Fallujah Battle Could Take Days

There could be several more days of intense fighting in the U.S.-led battle to retake Iraq's rebel-controlled city of Fallujah (search), the commander of land forces said on the second day of the assault.

Army Lt. Gen. Thomas F. Metz refused Tuesday to say how many American troops have been killed in the operation, saying only that casualties can be counted "in a dozen" and not specifying whether that included the wounded.

Metz said troops have captured a very small number of rebel fighters but had "imposed significant casualties against the enemy." Again, he didn't give a number.

"I think we're looking at several more days of tough urban fighting," Metz told a Pentagon news conference relayed by video from Baghdad.

Although capturing or killing the senior insurgent leadership is a goal of the operation, Metz said he believed the most wanted man in Iraq, Abu Musab al-Zarqawi (search), had escaped the city.

It was unclear how many other insurgents had remained in the city for the fight, given months of warnings by U.S. officials and Iraqis that a confrontation was in the offing.

Pentagon officials said earlier Tuesday that they didn't yet know why there was lighter-than-expected resistance. They offered possible explanations including that many of the insurgents left the city before the operation started, that troops have not yet reached the center location to which the resistance has retreated or that the U.S.-led operation was simply overpowering rebels.

It is not necessarily bad news if the fighters have scattered, since the main objective is to give control of the city back to the Iraqi government, one official said. Though it means coalition forces would have to fight them another day in another location, pushing them out of Fallujah at least means they have been denied that city as a safe haven, he said.

Metz said the insurgents that were encountered, were fighting hard and operating in small teams. But he said they are not always fighting to the death, instead falling back to continue the battle. Metz said U.S. forces are somewhat ahead of schedule in capturing key objectives in the city.

He also praised U.S.-allied Iraqi forces and said they had "no discipline problems since we began this operation." Whether new Iraqi security units would stay in for a major offensive was an open question before the battle.

There was confusion over casualty figures for the Fallujah operation, although at one point Tuesday, defense officials in Iraq said 16 Americans had been killed over Monday and Tuesday all across Iraq — including three killed in Fallujah combat on Tuesday and two killed by mortars near the northern city of Mosul. Eleven others died Monday, most of them as guerrillas launched a wave of attacks in Baghdad, its general region and southwest of Fallujah.
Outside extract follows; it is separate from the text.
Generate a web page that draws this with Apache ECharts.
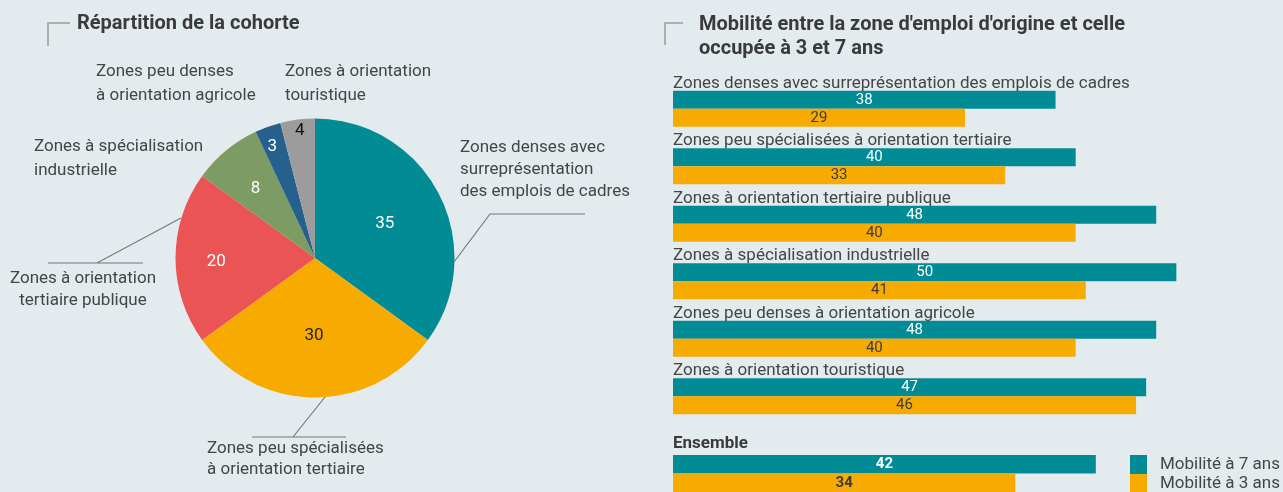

Shortly after the offensive began Monday, Defense Secretary Donald H. Rumsfeld said civilians in the city of Fallujah got plenty of warning to steer clear of the fighting between U.S. and insurgent forces.

"There aren't going to be large numbers of civilians killed and certainly not by U.S. forces," Rumsfeld said.

One risk of using overwhelming force to regain control of rebel-held Fallujah is that civilian casualties — nearly inevitable under the circumstances — could trigger a backlash elsewhere in Iraq and in the Arab world against the U.S. forces and their Iraqi allies.

Gen. Richard Myers, chairman of the Joint Chiefs of Staff, appeared with Rumsfeld Monday and said it was likely the insurgents would try to use civilians as shields against attacking U.S. troops.

Rumsfeld made no prediction about the outcome at Fallujah but said defeating the insurgents there is a critical step in the battle for a free Iraq because "one part of the country cannot remain under the rule of assassins."

"These are killers," he said. "They chop people's heads off."

Rumsfeld and Myers both said victory in Fallujah would not end the insurgency or eliminate the need for more fierce combat in coming weeks.

"These folks are determined," Rumsfeld said, referring to the estimated several thousand Saddam Hussein loyalists and Islamic extremists who are believed to be mainstays of the insurgency. He said they were still getting money and recruits from outside Iraq.

"It's going to take time" for enough ordinary Iraqis to reach a "tipping point" and turn on the insurgents, Rumsfeld said. He described the insurgents as criminals, assassins, terrorists and remnants of Saddam's government, and said they cannot be allowed to "run roughshod" over the city.

Rumsfeld said he was confident that Acting Prime Minister Ayad Allawi would not pull the plug on the U.S.-led offensive before it was finished, saying, "The decision to go (into Fallujah) included the decision to finish and to finish together."